Alyson Klein reports in Education Week how, in the wake of Education Secretary Betsy DeVos’ September decision to open ESSA’s Innovative Assessment Pilot to a second round of applications, four states — Georgia, Hawaii, Kansas and South Carolina — have “raised their hands,” indicating interest in participating.

Under ESSA, the department can give up to seven states (or consortia of states) permission to participate in the pilot program. Even though it “was one of the most talked-about pieces” of the law, Klein writes, the program has failed to gain much traction with state-level officials, primarily because of administrative overhead and a lack of additional funding.

If approved, the four states would “join Louisiana and New Hampshire in trying out new kinds of tests in a handful of districts, with the goal of eventually taking them statewide.” States needed to inform federal officials of their interest in applying by Oct. 17, and applications are due by Dec. 17.

Not everyone is enthusiastic.Writing in the Atlanta Journal-Constitution, columnist Maureen Downey shared her skepticism of the Georgia Board of Education’s recent approval of three pilot tests via the Innovative Assessments Pilot program. “The danger here is that you dial back expectations,” she quotes Fordham’s Amber Northern as saying. “If you are going to have three different tests in Georgia, you have to make sure each is equally rigorous and equally valid.”

See below for more ESSA news.

1 Making sure school performance data works for families


In Education Next, Data Quality Campaign’s Paige Kowalski and Brennan McMahon Parton discuss the importance of ensuring that families can easily access, understand and effectively use school performance data.
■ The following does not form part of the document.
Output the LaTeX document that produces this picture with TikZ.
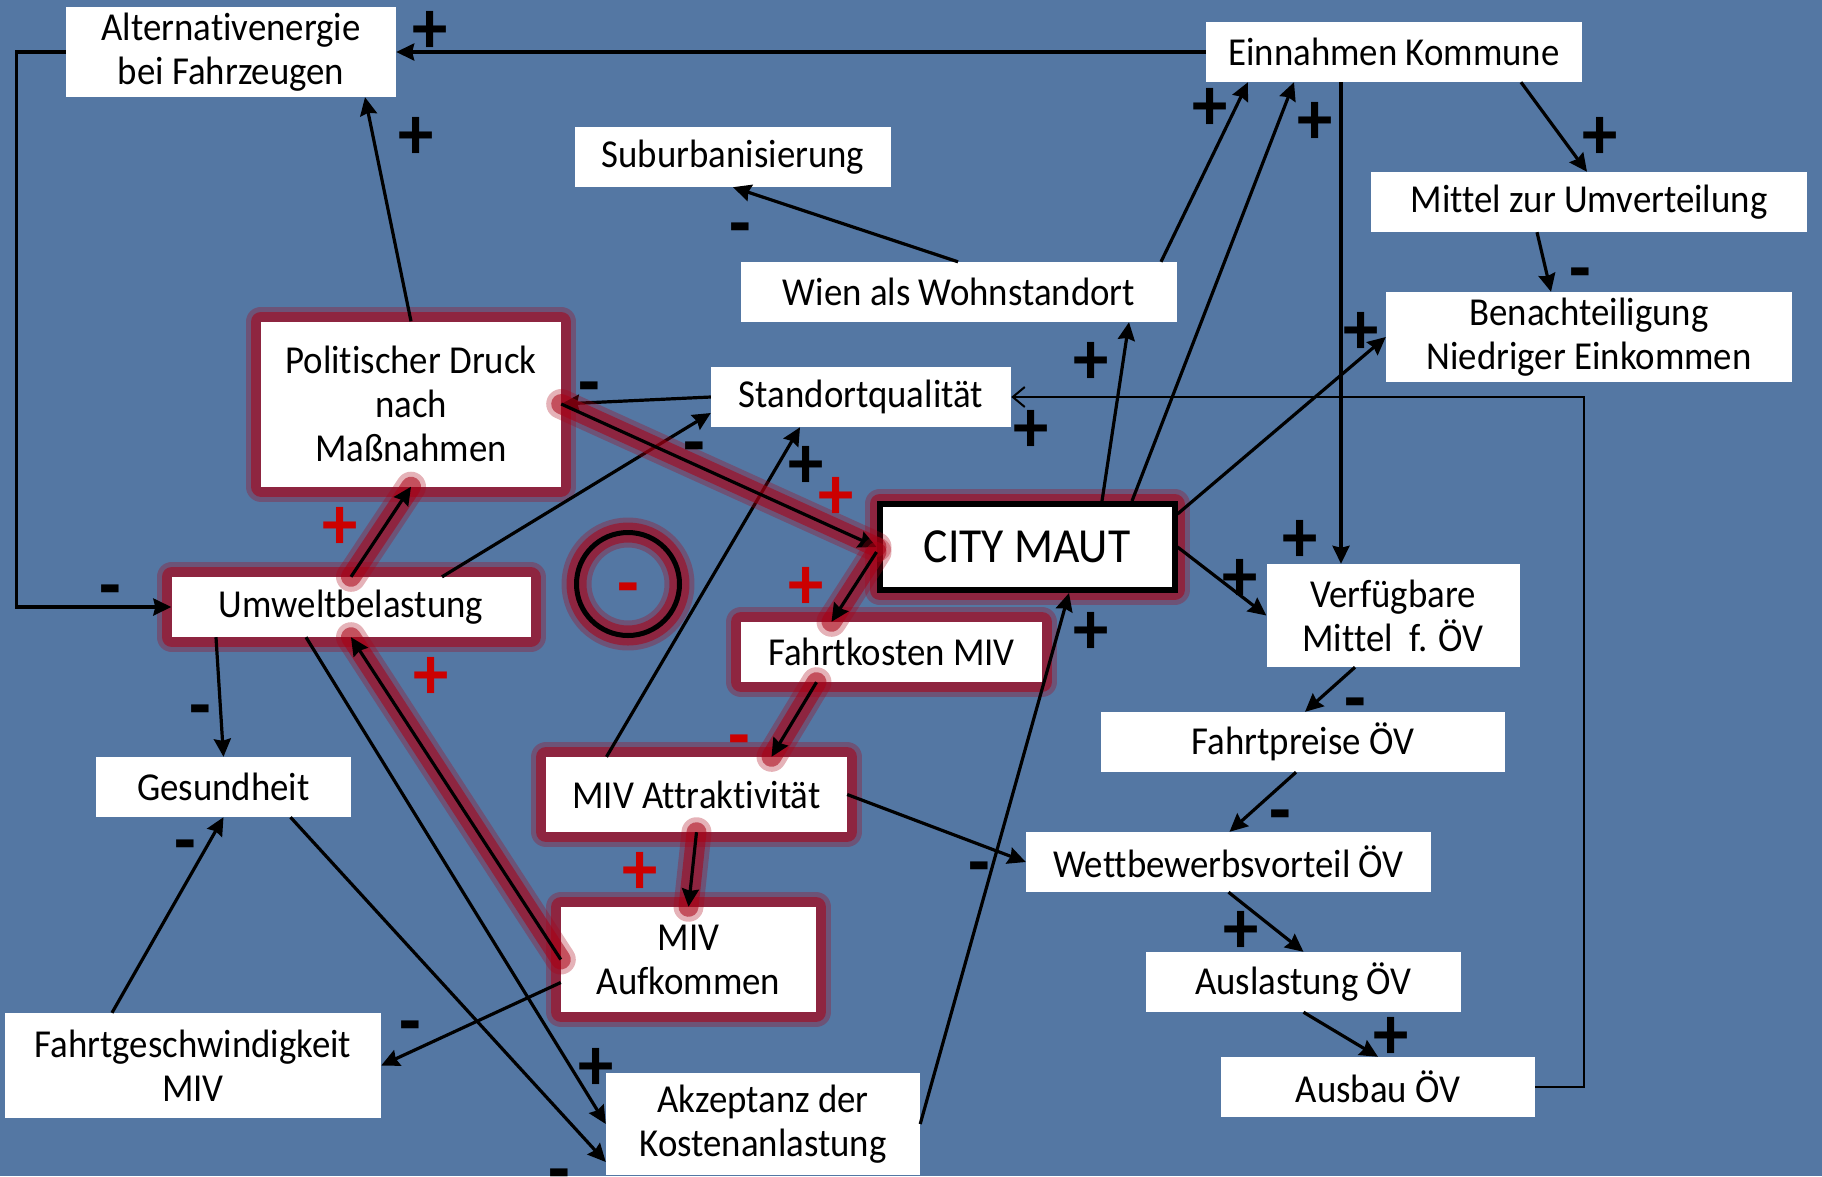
\documentclass[tikz,border=0pt]{standalone}
\usepackage{fontspec}
\setmainfont{Carlito}[FakeStretch=0.93, Ligatures=NoCommon]
\usetikzlibrary{arrows.meta, positioning}

\definecolor{folie}{RGB}{84,119,163}
\definecolor{rot}{RGB}{204,0,0}
\definecolor{glut}{RGB}{170,0,20}

\tikzset{
    x=1pt, y=-1pt, % one unit is one pixel of the slide, y runs downwards
    >={Stealth[length=18pt, width=17pt, inset=2pt]}, % filled arrow heads
    kasten/.style={fill=white, align=center, inner sep=0pt, font=\fontsize{39.6}{44}\selectfont}, % white text boxes
    glow/.style={
        preaction={draw=glut, arrows=-, line width=30pt, opacity=.3, line cap=round, line join=round},
        preaction={draw=glut, arrows=-, line width=20pt, opacity=.55, line cap=round, line join=round}
    }, % red halo of the main loop
    pfeil/.style={->, line width=3.2pt}, % normal connector
    vz/.style={inner sep=0pt, yshift=-3pt, font=\bfseries\fontsize{76}{76}\selectfont}, % + signs
    vzm/.style={vz, yshift=-9pt}, % - signs sit lower
    rotvz/.style={vz, text=rot},
    rotvzm/.style={vzm, text=rot},
}

\begin{document}
\begin{tikzpicture}
    \useasboundingbox (0,0) rectangle (1822,1176);
    \fill[folie] (0,0) rectangle (1822,1176);

    % boxes
    \node[kasten, minimum width=330pt, minimum height=90pt] (alt) at (231,52) {Alternativenergie\\bei Fahrzeugen};
    \node[kasten, minimum width=376pt, minimum height=60pt] (einnahmen) at (1394,52) {Einnahmen Kommune};
    \node[kasten, minimum width=436pt, minimum height=60pt] (umvert) at (1589,202) {Mittel zur Umverteilung};
    \node[kasten, minimum width=406pt, minimum height=90pt] (benacht) at (1589,337) {Benachteiligung\\Niedriger Einkommen};
    \node[kasten, minimum width=316pt, minimum height=60pt] (suburb) at (733,157) {Suburbanisierung};
    \node[kasten, minimum width=436pt, minimum height=60pt] (wien) at (959,292) {Wien als Wohnstandort};
    \node[kasten, minimum width=300pt, minimum height=60pt] (standort) at (861,397) {Standortqualität};
    \node[kasten, glow, minimum width=300pt, minimum height=165pt] (druck) at (411,404) {Politischer Druck\\nach\\Maßnahmen};
    \node[kasten, glow, draw, line width=6pt, minimum width=295pt, minimum height=86pt,
          font=\fontsize{49}{55}\selectfont] (maut) at (1027,547) {CITY MAUT};
    \node[kasten, glow, minimum width=359pt, minimum height=60pt] (umwelt) at (351,607) {Umweltbelastung};
    \node[circle, draw, glow, line width=5pt, minimum size=103pt, inner sep=0pt] (kreis) at (628,584) {};
    \node[rotvzm] (kreisvz) at (kreis.center) {-};
    \node[kasten, glow, minimum width=301pt, minimum height=60pt] (kosten) at (891.5,652) {Fahrtkosten MIV};
    \node[kasten, glow, minimum width=301pt, minimum height=75pt] (attrakt) at (696.5,794.5) {MIV Attraktivität};
    \node[kasten, glow, minimum width=255pt, minimum height=105pt] (aufk) at (688.5,959.5) {MIV\\Aufkommen};
    \node[kasten, minimum width=255pt, minimum height=60pt] (gesund) at (223.5,787) {Gesundheit};
    \node[kasten, minimum width=376pt, minimum height=105pt] (geschw) at (193,1065.5) {Fahrtgeschwindigkeit\\MIV};
    \node[kasten, minimum width=314pt, minimum height=102pt] (akzept) at (763,1124) {Akzeptanz der\\Kostenanlastung};
    \node[kasten, minimum width=253pt, minimum height=103pt] (verfueg) at (1393,615.5) {Verfügbare\\Mittel\ \ f. ÖV};
    \node[kasten, minimum width=404pt, minimum height=60pt] (preise) at (1303,742) {Fahrtpreise ÖV};
    \node[kasten, minimum width=405pt, minimum height=60pt] (wettb) at (1228.5,862) {Wettbewerbsvorteil ÖV};
    \node[kasten, minimum width=315pt, minimum height=60pt] (auslast) at (1303.5,982) {Auslastung ÖV};
    \node[kasten, minimum width=314pt, minimum height=60pt] (ausbau) at (1378,1087) {Ausbau ÖV};

    % connectors
    \draw[pfeil] (einnahmen.west) -- (alt.east);
    \draw[pfeil] (alt.west) -- ++(-49,0) |- (umwelt.west);
    \draw[pfeil] (druck.north) -- ([xshift=134pt]alt.south);
    \draw[pfeil] (standort.west) -- (druck.east);
    \draw[pfeil] ([xshift=91pt]umwelt.north) -- ([yshift=-16pt]standort.west);
    \draw[pfeil] ([xshift=-90pt]attrakt.north) -- ([xshift=-61pt]standort.south);
    \draw[line width=2pt, -{Straight Barb[length=12pt, width=20pt]}] (ausbau.east) -- ++(49,0) |- (standort.east);
    \draw[pfeil] ([xshift=-1pt]wien.north) -- (suburb.south);
    \draw[pfeil] ([xshift=75pt]maut.north) -- ([xshift=170pt]wien.south);
    \draw[pfeil] ([xshift=202pt]wien.north) -- ([xshift=-146pt]einnahmen.south);
    \draw[pfeil] ([xshift=105pt]maut.north) -- ([xshift=-100pt]einnahmen.south);
    \draw[pfeil] ([xshift=127pt]einnahmen.south) -- ([xshift=-2pt]umvert.north);
    \draw[pfeil] ([xshift=-52pt]umvert.south) -- ([xshift=-38pt]benacht.north);
    \draw[pfeil] ([yshift=33pt]maut.east) -- (benacht.west);
    \draw[pfeil] ([xshift=-53pt]einnahmen.south) -- ([xshift=-52pt]verfueg.north);
    \draw[pfeil] (maut.east) -- (verfueg.west);
    \draw[pfeil] ([xshift=-38pt]verfueg.south) -- ([xshift=2pt]preise.north);
    \draw[pfeil] ([xshift=-7pt]preise.south) -- ([xshift=1pt]wettb.north);
    \draw[pfeil] (attrakt.east) -- (wettb.west);
    \draw[pfeil] (wettb.south) -- (auslast.north);
    \draw[pfeil] (auslast.south) -- (ausbau.north);
    \draw[pfeil] (akzept.east) -- ([xshift=42pt]maut.south);
    \draw[pfeil] ([xshift=-135pt]umwelt.south) -- (gesund.north);
    \draw[pfeil] ([xshift=-81pt]geschw.north) -- (gesund.south);
    \draw[pfeil] ([yshift=-23pt]aufk.west) -- (geschw.east);
    \draw[pfeil] ([xshift=-45pt]umwelt.south) -- (akzept.west);
    \draw[pfeil] ([xshift=67pt]gesund.south) -- ([yshift=-38pt]akzept.west);

    % the reinforcing loop
    \draw[pfeil, glow] (umwelt.north) -- (druck.south);
    \draw[pfeil, glow] (druck.east) -- (maut.west);
    \draw[pfeil, glow] ([yshift=-5pt]maut.west) -- ([xshift=-60pt]kosten.north);
    \draw[pfeil, glow] ([xshift=-75pt]kosten.south) -- ([xshift=75pt]attrakt.north);
    \draw[pfeil, glow] (attrakt.south) -- (aufk.north);
    \draw[pfeil, glow] (aufk.west) -- (umwelt.south);

    % signs
    \node[vz] (p1) at (430,29) {+};
    \node[vz] (p2) at (416,135) {+};
    \node[vz] (p3) at (1031,428) {+};
    \node[vz] (p4) at (1091,360) {+};
    \node[vz] (p5) at (1210,106) {+};
    \node[vz] (p6) at (1315,120) {+};
    \node[vz] (p7) at (1600,135) {+};
    \node[vz] (p8) at (1361,330) {+};
    \node[vz] (p9) at (1300,538) {+};
    \node[vz] (p10) at (1240,577) {+};
    \node[vz] (p11) at (1241,929) {+};
    \node[vz] (p12) at (1391,1035) {+};
    \node[vz] (p13) at (1091,630) {+};
    \node[vz] (p14) at (806,464) {+};
    \node[vz] (p15) at (596,1066) {+};
    \node[vzm] (m1) at (110,586) {-};
    \node[vzm] (m2) at (589,383) {-};
    \node[vzm] (m3) at (694,443) {-};
    \node[vzm] (m4) at (1580,269) {-};
    \node[vzm] (m5) at (1355,699) {-};
    \node[vzm] (m6) at (1280,811) {-};
    \node[vzm] (m7) at (979,863) {-};
    \node[vzm] (m8) at (200,706) {-};
    \node[vzm] (m9) at (185,841) {-};
    \node[vzm] (m10) at (410,1022) {-};
    \node[vzm] (m11) at (559,1170) {-};
    \node[vzm] (m12) at (740,224) {-};
    \node[rotvz] (r1) at (340,525) {+};
    \node[rotvz] (r2) at (836,495) {+};
    \node[rotvz] (r3) at (806,585) {+};
    \node[rotvzm] (r4) at (739,736) {-};
    \node[rotvz] (r5) at (640,870) {+};
    \node[rotvz] (r6) at (431,675) {+};
\end{tikzpicture}
\end{document}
This is of particular importance in the ESSA context, since under the law, “nearly every state has made strong commitments to improving its school performance information systems.” The “law also requires states to include multiple new measures of student and school performance on their school report cards.” However, over the next year, “these paper commitments must translate into action, providing clear and useful resources for families.” This is not as easy as it sounds, with states like California already experiencing pushback from the public. DQC provides several recommendations to help policymakers “ensure that they are putting data to work for students and families.”

2 ESSA and managing “data overload”


Hisham Anwar of EdSurge explores the question of how to prepare for “education’s data overload.” While the accountability paradigm under No Child Left Behind focused on assessment rather than instructional practice and outcomes, under ESSA, school quality and success indicators are highlighted. Anwar notes that “a growing number of school districts are beginning to flip the script” by “balancing proficiency scores with other metrics such as chronic absenteeism rates or success indicators…that invite a richer reflection upon the components of a holistic education.” Such districts are “starting not with the provisioning of data, but with defining the questions they are trying to answer.” Throughout the process, “they’re learning that unlocking the potential of data-driven decisions requires not necessarily more data points, but rather a way to present relevant data to different roles in ways that are accessible and communicable.”

3 Fostering real partnerships for family engagement


Vito Borrello and Reyna Hernandez of the National Association for Family, School and Community Engagement write in The 74 about the “importance of well-designed family, school and community engagement in supporting children’s learning.” They also discuss how ESSA supports such efforts through its Statewide Family Engagement Centers, though they lament that these centers are “woefully underfunded at $10 million.” Additionally, ESSA “opens the door for families to be more involved in shared decision-making within schools.” Overall, there is “potential for modest progress in practice through ESSA.” Borrello and Hernandez also note that organizations such as the Council of Chief State School Officers have joined the association “in prioritizing advancement of engagement practice in states.”